Police in Ocean City have recently investigated several reports of phony money showing up.

According to Robert Digiuseppe, the agent in charge of the Secret Service in Atlantic City, reports of counterfeit currency showing up down the shore or in other parts of the Garden State are not unusual, so it’s a good idea to check your cash, make sure it’s real, and be on the lookout for money that’s not.

Digiuseppe stressed the counterfeit money problem in New Jersey is no worse than the rest of the country.

“Even given the casinos and money that passes there, Atlantic City is pretty average,” he said.

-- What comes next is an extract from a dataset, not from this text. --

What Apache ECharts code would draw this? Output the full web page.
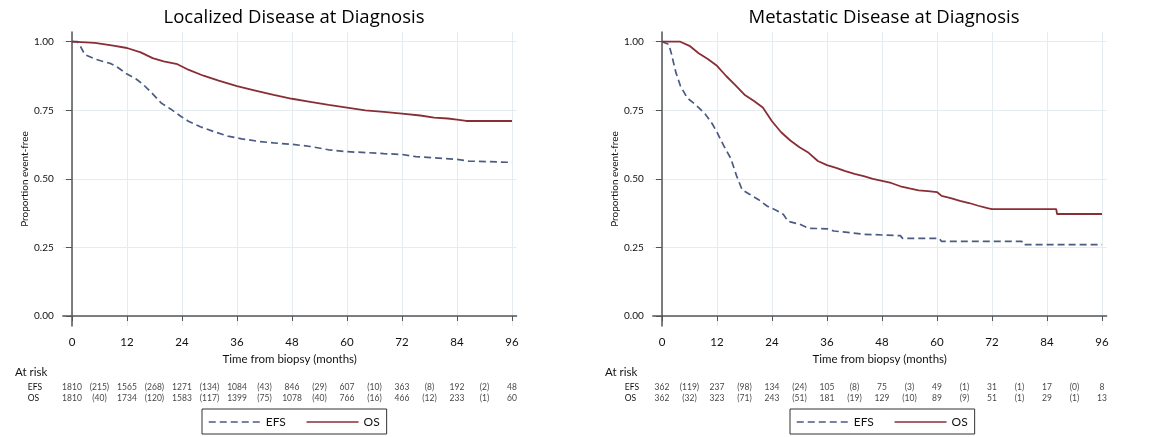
<!DOCTYPE html>
<html lang="en" style="height: 100%">
<head>
<meta charset="utf-8">
<title>EFS and OS by disease stage</title>
</head>
<body style="height: 100%; margin: 0; background: #fff">
<div id="container" style="width: 1165px; height: 437px"></div>

<script type="text/javascript" src="https://cdn.jsdelivr.net/npm/echarts/dist/echarts.min.js"></script>

<script type="text/javascript">
var dom = document.getElementById('container');
var myChart = echarts.init(dom, null, { renderer: 'canvas' });

// x ticks (months) and y ticks (proportion)
var monthTicks = [0, 12, 24, 36, 48, 60, 72, 84, 96];
var propTicks = [0, 0.25, 0.5, 0.75, 1];

// Localized disease curves
var locEfsT = [0, 1.2, 1.8, 2.8, 5, 7, 8.5, 10, 12, 14, 15.6, 17.6, 19.5, 21.5, 23.5, 25.4, 28, 31, 34, 37, 41, 44, 48, 52, 56, 60, 64, 68, 72, 75, 79, 84, 86.5, 96];
var locEfsS = [1, 1, 0.985, 0.953, 0.937, 0.927, 0.92, 0.906, 0.882, 0.864, 0.843, 0.81, 0.776, 0.755, 0.731, 0.71, 0.69, 0.672, 0.656, 0.646, 0.636, 0.631, 0.626, 0.618, 0.606, 0.599, 0.596, 0.592, 0.589, 0.581, 0.577, 0.571, 0.565, 0.56];
var locOsT = [0, 5, 9, 12, 15, 17.6, 20, 23, 25.5, 28.7, 32, 36, 40, 44, 48, 52, 56, 60, 64, 68, 72, 76, 79, 82, 84, 86, 96];
var locOsS = [1, 0.996, 0.986, 0.977, 0.961, 0.94, 0.928, 0.918, 0.897, 0.876, 0.858, 0.838, 0.822, 0.806, 0.792, 0.781, 0.77, 0.76, 0.75, 0.744, 0.738, 0.731, 0.723, 0.72, 0.716, 0.711, 0.711];

// Metastatic disease curves
var metEfsT = [0, 1.5, 2, 3, 4, 5.5, 7, 8, 9.5, 11, 12, 13.5, 15, 16.3, 17.5, 19, 21, 23, 25, 26.5, 27.5, 30, 32, 36, 37.5, 40.5, 44, 44.2, 52, 52.5, 60.5, 61, 78.5, 78.8, 96];
var metEfsS = [1, 0.99, 0.96, 0.89, 0.84, 0.795, 0.775, 0.76, 0.735, 0.7, 0.67, 0.62, 0.575, 0.51, 0.46, 0.445, 0.425, 0.4, 0.385, 0.37, 0.345, 0.335, 0.32, 0.318, 0.31, 0.305, 0.298, 0.293, 0.293, 0.283, 0.283, 0.272, 0.272, 0.26, 0.26];
var metOsT = [0, 4, 6, 8, 10, 12, 14, 16, 18, 20, 22, 24, 26, 28, 30, 32, 34, 36, 38, 40, 42, 44, 46, 48, 50, 52, 54, 56, 58, 60, 61, 63, 65, 67, 69, 71, 72, 86, 86.2, 96];
var metOsS = [1, 1, 0.985, 0.958, 0.937, 0.912, 0.875, 0.842, 0.807, 0.785, 0.76, 0.71, 0.67, 0.64, 0.615, 0.595, 0.565, 0.55, 0.54, 0.528, 0.518, 0.51, 0.5, 0.493, 0.485, 0.473, 0.465, 0.458, 0.455, 0.452, 0.438, 0.43, 0.42, 0.412, 0.402, 0.393, 0.39, 0.39, 0.372, 0.372];

// Numbers at risk (every 12 months) and events in between
var riskT = [0, 6, 12, 18, 24, 30, 36, 42, 48, 54, 60, 66, 72, 78, 84, 90, 96];
var locEfsRisk = [1810, 1565, 1271, 1084, 846, 607, 363, 192, 48];
var locEfsEvents = [215, 268, 134, 43, 29, 10, 8, 2];
var locOsRisk = [1810, 1734, 1583, 1399, 1078, 766, 466, 233, 60];
var locOsEvents = [40, 120, 117, 75, 40, 16, 12, 1];
var metEfsRisk = [362, 237, 134, 105, 75, 49, 31, 17, 8];
var metEfsEvents = [119, 98, 24, 8, 3, 1, 1, 0];
var metOsRisk = [362, 323, 243, 181, 129, 89, 51, 29, 13];
var metOsEvents = [32, 71, 51, 19, 10, 9, 1, 1];

var efsColor = '#4b5b82';
var osColor = '#8a2e36';
var gridColor = '#e4ecf0';
var axisColor = '#555';
var font = 'Lato, "Open Sans", sans-serif';

function zip(t, s) {
    return t.map(function (v, i) { return [v, s[i]]; });
}

function riskRow(rowName, risk, events) {
    return riskT.map(function (t, i) {
        var txt = i % 2 === 0 ? String(risk[i / 2]) : '(' + events[(i - 1) / 2] + ')';
        return [t, rowName, txt];
    });
}

var panels = [
    { title: 'Localized Disease at Diagnosis', left: 62.8, risk: [locEfsRisk, locEfsEvents, locOsRisk, locOsEvents], efs: zip(locEfsT, locEfsS), os: zip(locOsT, locOsS), rowMargin: 35, legendLeft: 202, riskLeft: 15 },
    { title: 'Metastatic Disease at Diagnosis', left: 652.8, risk: [metEfsRisk, metEfsEvents, metOsRisk, metOsEvents], efs: zip(metEfsT, metEfsS), os: zip(metOsT, metOsS), rowMargin: 28, legendLeft: 790, riskLeft: 605 }
];

var plotWidth = 453.8;
var grids = [], xAxes = [], yAxes = [], series = [], titles = [], legends = [], graphics = [];

panels.forEach(function (p, k) {
    var main = 2 * k, table = 2 * k + 1;

    titles.push({
        text: p.title,
        left: p.left + 9.2 + 222,
        top: 8,
        padding: 0,
        textAlign: 'center',
        textStyle: { fontFamily: '"Open Sans", sans-serif', fontSize: 18.5, fontWeight: 'normal', color: '#000' }
    });

    // main plot grid
    grids.push({ left: p.left, top: 32.1, width: plotWidth, height: 293.8 });
    xAxes.push({
        gridIndex: main, type: 'value', min: -2, max: 97,
        name: 'Time from biopsy (months)', nameLocation: 'middle', nameGap: 22,
        nameTextStyle: { fontFamily: font, fontSize: 11.5, color: '#111' },
        axisLine: { show: true, lineStyle: { color: axisColor, width: 1.5 } },
        axisTick: { show: true, length: 5, customValues: monthTicks, lineStyle: { color: axisColor } },
        axisLabel: { customValues: monthTicks, margin: 10, fontFamily: font, fontSize: 11.5, color: '#111' },
        splitLine: { show: true, lineStyle: { color: gridColor } }
    });
    yAxes.push({
        gridIndex: main, type: 'value', min: -0.036, max: 1.035,
        name: 'Proportion event-free', nameLocation: 'middle', nameGap: 33, nameRotate: 90,
        nameTextStyle: { fontFamily: font, fontSize: 10, color: '#111' },
        axisLine: { show: true, lineStyle: { color: axisColor, width: 1.5 } },
        axisTick: { show: true, length: 6, customValues: propTicks, lineStyle: { color: axisColor } },
        axisLabel: { customValues: propTicks, margin: 9, fontFamily: font, fontSize: 10, color: '#111',
            formatter: function (v) { return v.toFixed(2); } },
        splitLine: { show: true, lineStyle: { color: gridColor } }
    });

    // at-risk table grid
    grids.push({ left: p.left, top: 381.5, width: plotWidth, height: 22 });
    xAxes.push({ gridIndex: table, type: 'value', min: -2, max: 97, show: false });
    yAxes.push({
        gridIndex: table, type: 'category', data: ['EFS', 'OS'], inverse: true,
        axisLine: { show: false }, axisTick: { show: false }, splitLine: { show: false },
        axisLabel: { interval: 0, hideOverlap: false, align: 'left', margin: p.rowMargin, fontFamily: font, fontSize: 8.5, color: '#111' }
    });

    series.push({
        name: 'EFS', type: 'line', xAxisIndex: main, yAxisIndex: main, data: p.efs,
        showSymbol: false, symbol: 'none',
        lineStyle: { color: efsColor, width: 1.7, type: [7, 4] },
        itemStyle: { color: efsColor }
    });
    series.push({
        name: 'OS', type: 'line', xAxisIndex: main, yAxisIndex: main, data: p.os,
        showSymbol: false, symbol: 'none',
        lineStyle: { color: osColor, width: 1.8 },
        itemStyle: { color: osColor }
    });
    series.push({
        name: 'risk' + k, type: 'scatter', xAxisIndex: table, yAxisIndex: table,
        data: riskRow('EFS', p.risk[0], p.risk[1]).concat(riskRow('OS', p.risk[2], p.risk[3])),
        symbolSize: 0, silent: true,
        label: { show: true, position: 'inside', formatter: function (d) { return d.value[2]; },
            fontFamily: font, fontSize: 8.5, color: '#111' }
    });

    legends.push({
        data: ['EFS', 'OS'], left: p.legendLeft, top: 409, orient: 'horizontal',
        itemWidth: 52, itemHeight: 10, itemGap: 20,
        padding: [7, 7, 6, 6],
        borderColor: '#333', borderWidth: 1, borderRadius: 0,
        selectedMode: false,
        itemStyle: { opacity: 0 },
        lineStyle: { width: 1.5 },
        textStyle: { fontFamily: font, fontSize: 12, color: '#111' }
    });

    graphics.push({
        type: 'text', left: p.riskLeft, top: 366,
        style: { text: 'At risk', font: '11.5px ' + font, fill: '#111' }
    });
});

var option = {
    animation: false,
    backgroundColor: '#fff',
    title: titles,
    legend: legends,
    grid: grids,
    xAxis: xAxes,
    yAxis: yAxes,
    series: series,
    graphic: graphics
};

myChart.setOption(option);
window.addEventListener('resize', myChart.resize);
</script>
</body>
</html>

How do you know if currency is real?

“If someone suspects they’ve got a phony bill the best thing for them to do is to compare it to a genuine bill. Whether it’s a $5 bill, a $20 bill, they will always see a watermark of the president or the person that is on the bill,” he said. “I think everybody that handles money knows that standard feel of what money feels like.”

He also pointed out “there’s a strip that’s embedded in the paper. If you hold it up to the light you will be able to see there’s a strip in the bill. That will thwart a lot of the counterfeit that’s made on an inkjet printer.”

Digiuseppe added that “one of the oldest ways to know it’s a genuine bill, there’s some red and blue fibers that are embedded in the bill, again that’s how the paper is made, and you can also use a UV light to check a bill. The magnetic strip will glow a certain color.”

(To learn more you can visit the Secret Service website, )

If you think you do have counterfeit money, what’s next?

“You can call the Secret Service directly or your local police department. They know that if they receive a call about counterfeit currency that they should also contact us as well,” he said.

Digiuseppe says whenever authorities locate counterfeit money it’s taken out of circulation immediately and “unfortunately, the person that last has the bill is out the money."

He said trying to get rid of fake money by trying pass it off to someone else is a bad idea because “now you knowingly passed a counterfeit bill, and it’s a crime. If you know, or have an idea that it’s counterfeit, and you decide to pass it off to someone else, then there’s intent that you now passed a counterfeit bill."

He says in most cases this kind of crime is usually handled at the local level.

“It would be a misdemeanor crime. However, if there’s multiple passes then we would defer those kinds of questions to the U.S. attorney,” he said.